As a student: Making sense of dating trends in the digital age
The ambiguity surrounding dating in the digital age can make it difficult to navigate and understand relationships. Technology makes it so much easier to communicate, but it also makes it that much easier to misunderstand communication. It also comes with a handful of easy ways to enter, leave and manipulate a relationship.
I wanted to take a look at some of the dating trends specific to this generation, giving names to behaviors you otherwise might not even know exist.
Ghosting is the most classic and well understood dating trend of this generation. Ghosting occurs when a person you are seeing ends all form of communication. This ending can come subtly—by slowly reducing the amount of communication—or it can come abruptly.

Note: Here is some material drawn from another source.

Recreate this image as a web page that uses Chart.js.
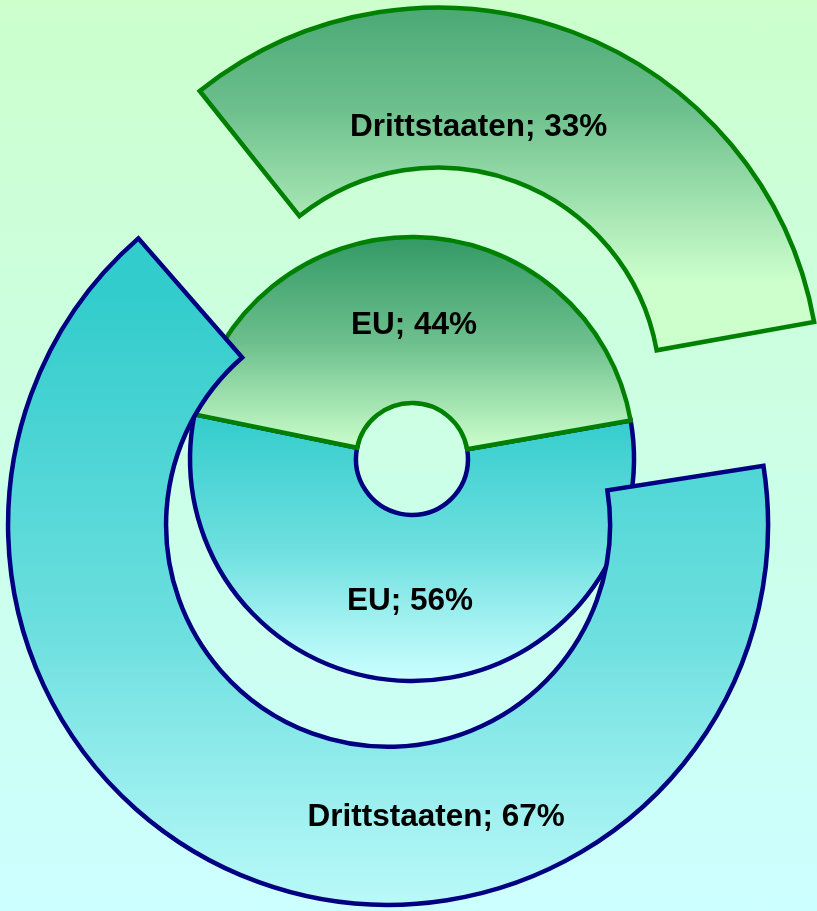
<!DOCTYPE html>
<html>
<head>
<meta charset="utf-8">
<script src="https://cdn.jsdelivr.net/npm/chart.js@4"></script>
<style>
  html, body { margin: 0; padding: 0; }
  #wrap { width: 817px; height: 911px; background: linear-gradient(to bottom, #ccffcc, #ccffff); }
</style>
</head>
<body>
<div id="wrap"><canvas id="chart"></canvas></div>
<script>
// shares in percent, turquoise part first, green part second
const RING_NAMES = ['Drittstaaten', 'EU'];
const DRITTSTAATEN = [67, 33];
const EU = [56, 44];

const GREEN = { top: '#339966', mid: '#6dc08d', bottom: '#ccffcc', line: '#008000' };
const CYAN = { top: '#33cccc', mid: '#6ddfdf', bottom: '#ccffff', line: '#000080' };
const NONE = 'rgba(0,0,0,0)';
const FONT_SIZE = 31.5;

// ring sizes in px. chart.js pushes an exploded slice outwards by its offset
// (all of it for slices over 180deg), so the base rings are smaller than what shows
const RINGS = [
  { inner: 152, outer: 310, weight: 3 },  // outer ring, turquoise piece
  { inner: 213, outer: 373, weight: 1 },  // outer ring, green piece
  { inner: 56, outer: 222, weight: 1 }    // EU ring
];
const totalWeight = RINGS.reduce((s, r) => s + r.weight, 0);
let before = 0;
RINGS.forEach(r => {
  const k = (r.outer - r.inner) / r.weight;
  r.radius = r.outer + k * before;
  r.cutout = (100 * (1 - k * totalWeight / r.radius)) + '%';
  before += r.weight;
});

// where the text sits inside its slice: [share of the angle, share of the ring width]
const LABEL_SPOTS = [
  [[0.378, 0.456], null],
  [null, [0.40, 0.286]],
  [[0.5, 0.503], [0.5, 0.485]]
];

// what chart.js actually draws for an arc (translate + radius push)
function sliceGeom(el, offset) {
  const t = (offset || 0) / 4;
  const circ = el.endAngle - el.startAngle;
  const push = t * (1 - Math.sin(Math.min(Math.PI, circ)));
  const mid = (el.startAngle + el.endAngle) / 2;
  return {
    x: el.x + Math.cos(mid) * t,
    y: el.y + Math.sin(mid) * t,
    r0: el.innerRadius + push,
    r1: el.outerRadius + push,
    a0: el.startAngle,
    a1: el.endAngle
  };
}

function yRange(g) {
  const ys = [];
  [g.a0, g.a1].forEach(a => ys.push(g.y + g.r0 * Math.sin(a), g.y + g.r1 * Math.sin(a)));
  [-Math.PI / 2, Math.PI / 2].forEach(a => {
    for (let k = -2; k <= 2; k++) {
      const aa = a + k * 2 * Math.PI;
      if (aa > g.a0 && aa < g.a1) ys.push(g.y + g.r1 * Math.sin(aa));
    }
  });
  return [Math.min(...ys), Math.max(...ys)];
}

function paint(c) {
  const piece = c.dataset.pieces[c.dataIndex];
  if (!piece) return NONE;
  const el = c.element;
  if (!el || el.outerRadius === undefined) return piece.bottom;
  const [y0, y1] = yRange(sliceGeom(el, c.dataset.offset[c.dataIndex]));
  const grad = c.chart.ctx.createLinearGradient(0, y0, 0, y1);
  grad.addColorStop(0, piece.top);
  grad.addColorStop(0.5, piece.mid);
  grad.addColorStop(1, piece.bottom);
  return grad;
}

function ring(label, data, pieces, offset, rotation, r) {
  return {
    label: label,
    data: data,
    pieces: pieces,
    offset: offset,
    rotation: rotation,
    backgroundColor: paint,
    borderColor: c => c.dataset.pieces[c.dataIndex] ? c.dataset.pieces[c.dataIndex].line : NONE,
    borderWidth: c => c.dataset.pieces[c.dataIndex] ? 4.5 : 0,
    radius: r.radius,
    cutout: r.cutout,
    weight: r.weight
  };
}

const sliceLabels = {
  id: 'sliceLabels',
  afterDatasetsDraw(chart) {
    const ctx = chart.ctx;
    ctx.save();
    ctx.font = 'bold ' + FONT_SIZE + 'px "Liberation Sans", Arial, sans-serif';
    ctx.fillStyle = '#000';
    ctx.textAlign = 'center';
    ctx.textBaseline = 'alphabetic';
    chart.data.datasets.forEach((ds, di) => {
      chart.getDatasetMeta(di).data.forEach((el, i) => {
        const spot = LABEL_SPOTS[di][i];
        if (!spot) return;
        const g = sliceGeom(el, ds.offset[i]);
        const a = g.a0 + (g.a1 - g.a0) * spot[0];
        const r = g.r0 + (g.r1 - g.r0) * spot[1];
        // spot marks the middle of the capitals
        ctx.fillText(ds.label + '; ' + ds.data[i] + '%', g.x + Math.cos(a) * r, g.y + Math.sin(a) * r + FONT_SIZE * 0.36);
      });
    });
    ctx.restore();
  }
};

const chart = new Chart(document.getElementById('chart'), {
  type: 'doughnut',
  data: {
    datasets: [
      ring(RING_NAMES[0], DRITTSTAATEN, [CYAN, null], [280, 0], 79.4, RINGS[0]),
      ring(RING_NAMES[0], DRITTSTAATEN, [null, GREEN], [0, 296], 80, RINGS[1]),
      ring(RING_NAMES[1], EU, [CYAN, GREEN], [0, 0], 80, RINGS[2])
    ]
  },
  options: {
    responsive: true,
    maintainAspectRatio: false,
    animation: false,
    events: [],
    layout: { padding: { left: 7, top: 7 } },
    elements: { arc: { borderAlign: 'center', borderJoinStyle: 'miter' } },
    plugins: { legend: { display: false }, tooltip: { enabled: false } }
  },
  plugins: [sliceLabels]
});
// second pass so the gradients can use the finished arc geometry
chart.update();
</script>
</body>
</html>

Ghosting can be incredibly damaging because it leaves the person being ghosted with no explanation. They are left to wonder whether or not they did something wrong in the relationship and why they weren’t respected enough for an explanation. Being ghosted might even lure you into the slightly embarrassing act of continuing to initiate conversation even though you won’t get a response.

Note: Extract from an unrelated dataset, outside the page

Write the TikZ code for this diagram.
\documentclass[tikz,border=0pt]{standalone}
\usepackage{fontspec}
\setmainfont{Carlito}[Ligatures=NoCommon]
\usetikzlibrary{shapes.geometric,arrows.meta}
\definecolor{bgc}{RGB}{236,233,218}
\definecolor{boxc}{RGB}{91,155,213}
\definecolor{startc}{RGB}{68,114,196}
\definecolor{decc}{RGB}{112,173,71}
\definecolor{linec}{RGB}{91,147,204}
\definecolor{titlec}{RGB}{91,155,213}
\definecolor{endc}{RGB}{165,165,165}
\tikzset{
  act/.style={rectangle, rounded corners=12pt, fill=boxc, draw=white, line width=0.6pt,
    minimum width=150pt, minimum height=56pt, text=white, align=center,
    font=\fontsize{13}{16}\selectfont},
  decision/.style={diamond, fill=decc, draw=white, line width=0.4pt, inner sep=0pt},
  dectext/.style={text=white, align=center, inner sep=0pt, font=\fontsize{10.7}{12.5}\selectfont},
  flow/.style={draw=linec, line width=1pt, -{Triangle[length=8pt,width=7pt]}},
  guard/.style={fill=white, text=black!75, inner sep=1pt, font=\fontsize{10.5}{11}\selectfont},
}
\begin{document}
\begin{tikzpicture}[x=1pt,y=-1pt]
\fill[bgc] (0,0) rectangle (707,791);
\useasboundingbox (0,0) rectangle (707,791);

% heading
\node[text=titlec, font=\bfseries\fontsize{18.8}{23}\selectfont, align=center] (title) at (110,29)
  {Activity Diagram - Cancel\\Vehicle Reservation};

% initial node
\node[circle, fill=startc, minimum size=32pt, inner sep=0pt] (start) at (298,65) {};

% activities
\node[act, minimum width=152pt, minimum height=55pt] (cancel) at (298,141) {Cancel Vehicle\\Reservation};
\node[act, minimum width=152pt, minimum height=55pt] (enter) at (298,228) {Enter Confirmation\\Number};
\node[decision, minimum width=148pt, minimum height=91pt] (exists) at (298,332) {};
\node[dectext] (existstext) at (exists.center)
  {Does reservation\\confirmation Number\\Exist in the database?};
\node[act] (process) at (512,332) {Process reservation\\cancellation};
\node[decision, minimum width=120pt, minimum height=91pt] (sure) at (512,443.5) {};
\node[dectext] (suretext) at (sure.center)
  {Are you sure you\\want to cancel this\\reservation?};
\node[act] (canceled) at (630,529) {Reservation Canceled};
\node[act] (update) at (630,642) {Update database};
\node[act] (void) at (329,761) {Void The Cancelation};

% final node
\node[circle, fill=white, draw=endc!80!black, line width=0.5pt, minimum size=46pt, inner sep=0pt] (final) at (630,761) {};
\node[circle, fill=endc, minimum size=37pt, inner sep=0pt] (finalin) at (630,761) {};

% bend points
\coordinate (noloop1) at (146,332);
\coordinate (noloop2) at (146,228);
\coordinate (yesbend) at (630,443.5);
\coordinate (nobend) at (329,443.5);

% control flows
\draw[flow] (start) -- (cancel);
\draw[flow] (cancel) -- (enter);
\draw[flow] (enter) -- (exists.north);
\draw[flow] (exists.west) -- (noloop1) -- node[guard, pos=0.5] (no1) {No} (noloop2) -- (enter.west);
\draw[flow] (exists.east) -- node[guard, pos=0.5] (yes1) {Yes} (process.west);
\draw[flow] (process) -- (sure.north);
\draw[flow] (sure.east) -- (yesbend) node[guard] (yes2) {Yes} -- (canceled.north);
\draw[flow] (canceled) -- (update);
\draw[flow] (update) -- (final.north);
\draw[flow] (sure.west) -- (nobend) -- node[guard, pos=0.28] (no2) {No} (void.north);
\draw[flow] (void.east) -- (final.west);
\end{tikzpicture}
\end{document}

Some people consider curving to be more insidious than ghosting. While ghosting is simply halting all forms of communication, curving still gets you a reply with the implication that the curver would rather be doing something else.
Curving is something that usually comes off as being polite. They’ll apologetically reply a day late, they’ll be short and uninterested. Though the person being curved might sense that there is no longer any interest from the other person, the reply will keep them holding on to hope that there still is.
A more common phrase used to describe benching is being left on the backburner in your romantic relationship. This is when a person doesn’t have any interest in taking their relationship with someone to the next step, but they keep that person within reach because of any potential that might exist in the future. They don’t want you now, but they’re keeping you around as a backup plan.
I’ll be honest, this one gets me all the time. Haunting happens when your relationship is more than over with, but the person continues to interact with your social media posts. These interactions are subtle and passive, a random like on one of your pictures even though you’re no longer on speaking terms.
Haunting is confusing because you start to speculate as to why your ex is still interacting with your posts even though there is no real interaction between you two. This kind of behavior keeps your ex on your mind even though you haven’t interacted with each other in months or even years.
The most manipulative and damaging of the dating trends, gaslighting is used in order to make the other person in a relationship question their reality and creates self-doubt within them. This is a more subtle form of mental and emotional abuse, but the gaslighter knows what they are doing in order to assert power and control over a relationship.
Gaslighting usually takes its form in lying and denying in a way that makes the accuser feel guilty for bringing up an issue in the first place. The victim of gaslighting often doesn’t know they are being manipulated until the relationship reaches a painful end. Effects of this kind of treatment include low self-esteem and trust in oneself and can often take years to recover from depending on the amount of damage.
Though some of these trends may seem harmless, the confusion they cause can end up resulting in a whole lot of trouble down the line. From my own experiences with some of these trends, I have found it best to be upfront and honest about your intentions in any type of relationship you enter. Initiating the conversation about what your relationship is might be uncomfortable, but is is necessary if you want to maintain respect and keep from hurting people in the process of dating.